I have found that, with a good teacher ANYBODY can learn to sing. Some people naturally start with a better vocal sound, but others need more instruction and guidance in order to sound pleasant to listen to.
I have met many people who have a lot of natural talent who never made it past middle school chorus because they have authority issues. They cannot seem to follow directions and therefore have relationship problems as well. In other words, people don’t like them. I am not one to make quick judgments on liking or disliking students, but it is very frustrating to teach a student who does not want to learn!
On the other hand, there is nothing more thrilling to a teacher than to hear a student they have been working with improve. I was judging several solo and choral festivals this month and I heard many singers and choirs, from brand new children who have only been singing for a few months to those who have sung together for years. I could immediately spot the directors who had been working not only hard with their students, but intelligently. It was obvious which schools had directors who knew how to get quality, healthy sounds, matched vowels, correct pitches and dynamics out of their students.
Maybe there were directors who had important input, but students refused to listen. What about them? I believe there must be some talent for motivating others involved in the music director position as well. But the bottom line is, if they listen to the director and do what he/she says, they will usually do well. If you are truly doing this and are not improving, then you need to find another teacher. I even had some directors thanking me for giving their students the no-so-great score that they earned. These teachers wanted their students to learn that you reap what you sow. Some years we get better groups of students than others. I am not talking about talent per se, but personality and drive.
In addition to traveling around and adjudicating other groups, I have had my own groups to deal with. In some of my groups, this rebellion issue has been great, and is getting to be a bigger problem every year. I sometimes have to re-clarify who is the director. Students want to teach themselves and, though they are very capable of practicing independently, my young students are nowhere near able to instruct themselves! They just do not yet know enough. There is this new trend in education (that I hope does not last long), that students can teach themselves as long as they have a computer. I completely disagree with this philosophy when it some to music performance.

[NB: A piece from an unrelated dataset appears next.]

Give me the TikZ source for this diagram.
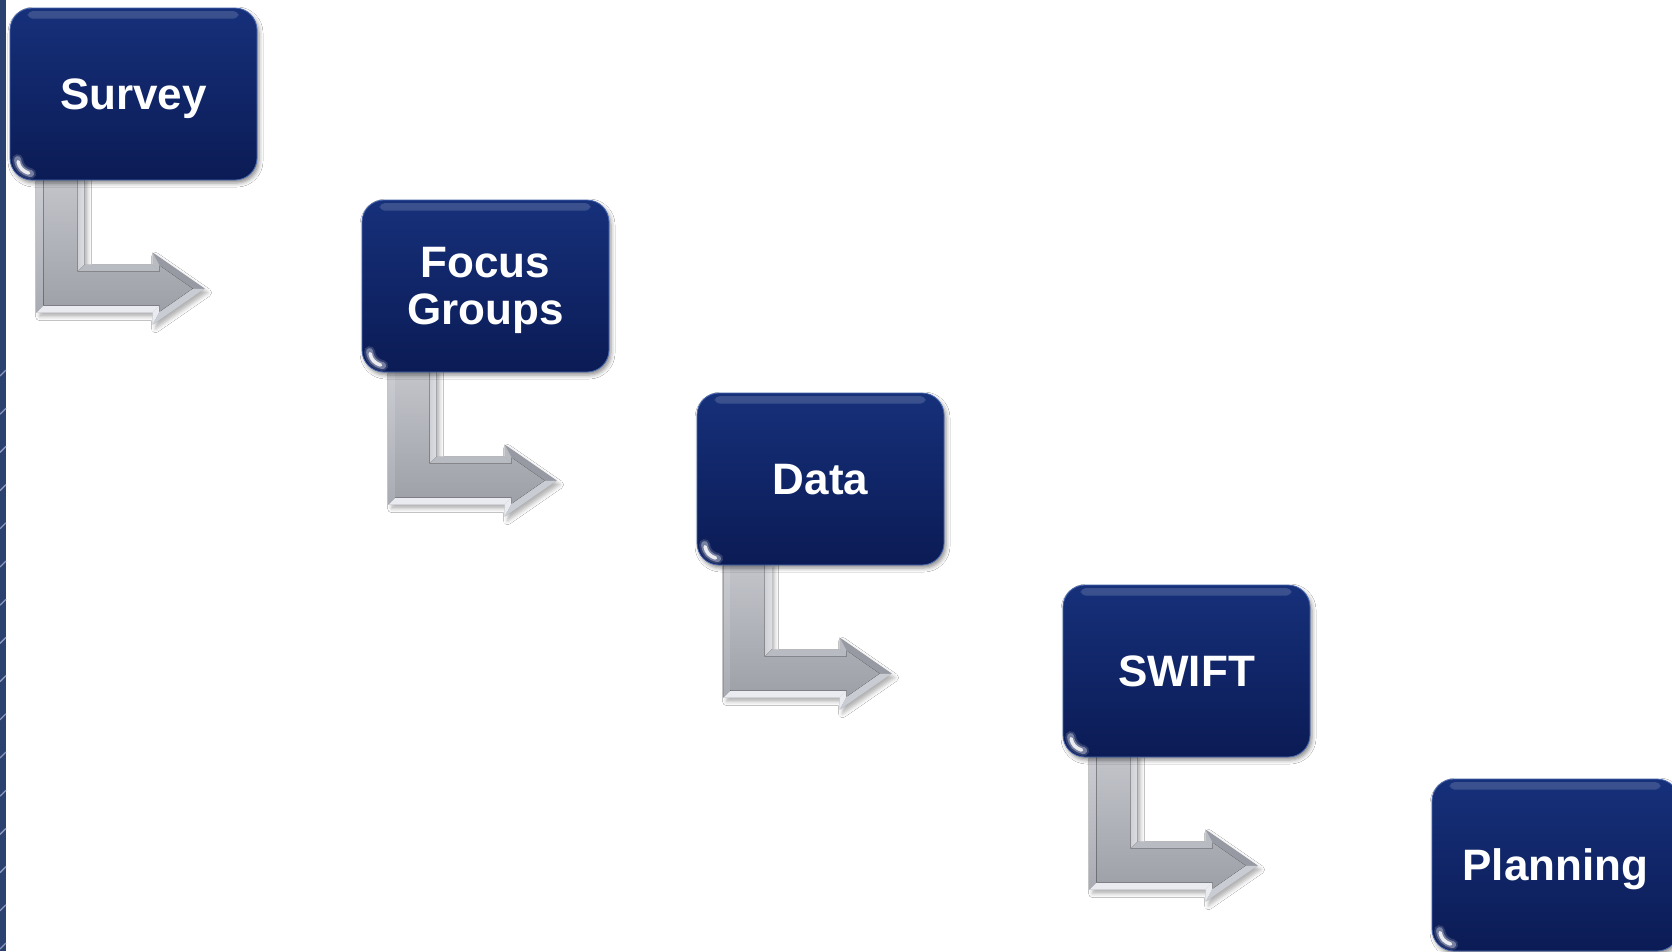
\documentclass[tikz,border=0pt]{standalone}
\usepackage{fontspec}
\setmainfont{Liberation Sans}
\usetikzlibrary{shadows.blur,backgrounds}

\definecolor{navytop}{HTML}{16307A}
\definecolor{navybot}{HTML}{0B1B55}
\definecolor{navyedge}{HTML}{4A68B0}
\definecolor{strip}{HTML}{2B4170}
\definecolor{tick}{HTML}{8A98BE}
\definecolor{facetop}{HTML}{C3C5CB}
\definecolor{facebot}{HTML}{9EA0A8}
\definecolor{lefttop}{HTML}{CBCDD3}
\definecolor{leftbot}{HTML}{A9ABB2}
\definecolor{bevlight}{HTML}{E9EBF0}
\definecolor{bevinner}{HTML}{DCDEE4}
\definecolor{bevshelf}{HTML}{B9BBC2}
\definecolor{bevdark}{HTML}{979AA2}
\definecolor{bevlow}{HTML}{CACCD3}

\tikzset{
  stagebox/.style={rounded corners=22pt, minimum width=247pt, minimum height=172pt,
    inner sep=0pt, text=white, font=\bfseries\fontsize{44}{47}\selectfont,
    align=center, text depth=0pt, top color=navytop, bottom color=navybot,
    draw=navyedge, line width=0.8pt,
    blur shadow={shadow xshift=2pt, shadow yshift=-3pt, shadow blur radius=4pt, shadow opacity=45}},
  arrowshadow/.style={blur shadow={shadow xshift=3pt, shadow yshift=-4pt, shadow blur radius=4pt, shadow opacity=30}},
  gloss/.style={white, opacity=.16},
  glint/.style={white, line cap=round},
}

% bent steel arrow hanging below a stage box; its tip is stored as a coordinate
\newcommand{\bentarrow}[2]{%
  \begin{scope}[shift={(#1.north west)}]
    % outline with shadow
    \fill[facebot, arrowshadow]
      (27,170) -- (27,305) -- (143,305) -- (143,317) -- (195,281) -- (143,245)
      -- (143,257) -- (75,257) -- (75,170) -- cycle;
    % bevel facets
    \fill[top color=lefttop, bottom color=leftbot] (27,170) -- (27,305) -- (34,298) -- (34,170) -- cycle;
    \fill[bevlight] (27,305) -- (143,305) -- (150,298) -- (34,298) -- cycle;
    \fill[bevlight] (143,305) -- (143,317) -- (150,304) -- (150,298) -- cycle;
    \fill[bevlow] (143,317) -- (195,281) -- (183,281) -- (150,304) -- cycle;
    \fill[bevdark] (195,281) -- (143,245) -- (150,258) -- (183,281) -- cycle;
    \fill[bevshelf] (143,245) -- (143,257) -- (150,264) -- (150,258) -- cycle;
    \fill[bevshelf] (143,257) -- (75,257) -- (68,264) -- (150,264) -- cycle;
    \fill[left color=bevinner!85!gray, right color=bevinner] (75,257) -- (75,170) -- (68,170) -- (68,264) -- cycle;
    % main face
    \fill[top color=facetop, bottom color=facebot]
      (34,170) -- (34,298) -- (150,298) -- (150,304) -- (183,281) -- (150,258)
      -- (150,264) -- (68,264) -- (68,170) -- cycle;
    \coordinate (#2) at (195,281);
  \end{scope}}

% glossy rim and lower-left glint of a stage box
\newcommand{\boxgloss}[1]{%
  \begin{scope}[shift={(#1.north west)}]
    \fill[gloss, rounded corners=5pt] (18,3.5) rectangle (229,11);
    \draw[glint, line width=11pt, opacity=.15] (8,152) .. controls (9,160) and (13,164) .. (21,166);
    \draw[glint, line width=7pt, opacity=.35] (8,152) .. controls (9,160) and (13,164) .. (21,166);
    \draw[glint, line width=3.5pt, opacity=.85] (8.5,154) .. controls (9.5,160) and (13,163.5) .. (19,165.5);
  \end{scope}}

\begin{document}
\begin{tikzpicture}[x=1pt, y=-1pt]
  \useasboundingbox (0,0) rectangle (1672,951);
  \clip (0,0) rectangle (1672,951);

  % stage boxes
  \node[stagebox] (survey)   at (133.5,94)   {Survey};
  \node[stagebox] (focus)    at (485.5,286)  {Focus\\Groups};
  \node[stagebox] (data)     at (820.5,479)  {Data};
  \node[stagebox] (swift)    at (1186.5,671) {SWIFT};
  \node[stagebox] (planning) at (1555.5,865) {Planning};

  \boxgloss{survey}
  \boxgloss{focus}
  \boxgloss{data}
  \boxgloss{swift}
  \boxgloss{planning}

  \begin{scope}[on background layer]
    \fill[white] (0,0) rectangle (1672,951);
    % ribbon down the left edge
    \fill[strip] (0,0) rectangle (6,951);
    \foreach \i in {0,...,15}
      \draw[tick, line width=1.3pt] (0,{376+38.2*\i}) -- (6,{370+38.2*\i});
    % arrows tucked under the boxes
    \bentarrow{survey}{t1}
    \bentarrow{focus}{t2}
    \bentarrow{data}{t3}
    \bentarrow{swift}{t4}
  \end{scope}
\end{tikzpicture}
\end{document}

I get students who already “know” everything and they usually do not last long. They quit before they really learn what they need to know in order to be prepared for the next level. I also have some “divas” who are not team players and they usually do not do well either, unless they “see the light”…that it is NOT all about THEM. Making quality music is usually a huge group project and there is always a leader—the teacher. Especially at the younger ages, they need to learn, more than any singing skill, responding to authority. Singing is doing EXACTLY what the director instructs you to do.
I also teach drama and I get students who CANNOT even stay in their seat, or turn to the right page in the script and they want to be an actor? Think again! I remind them that I am the director and they are the actor and they need to follow their stage directions to a tea. Often they find out that acting isn’t really for them after a semester of being nagged by me.
In addition to chorus and drama, I teach dance classes to young people. A few times I have had students who complain incessantly about the choreography, the shoes that are too tight (that I bust my rear to provide for them), or their costume. Students, DON”T DO THIS, not if you want to continue performing….if you treat your director badly, don’t expect to get cast again, and in my case, you will find yourself not in ANY show at all! We don’t have time to listen to your complaints. Much like sports, don’t shoot yourself in the foot by arguing with the coach. The coach is the boss, you are NOT.
Here is a video of a very fine group of young men who respond well to the authority of their skilled director who obviously cares very much for them. A respectful relationship with the leadership is essential for success as a performing group.
You don’t have to be on the professional track as a performer to have a rich, exciting experience creating beautiful works of art. Please, for YOUR sake, listen and do exactly what your teacher tells you and you will be AMAZED at how you will surprise yourself! Happy performing!!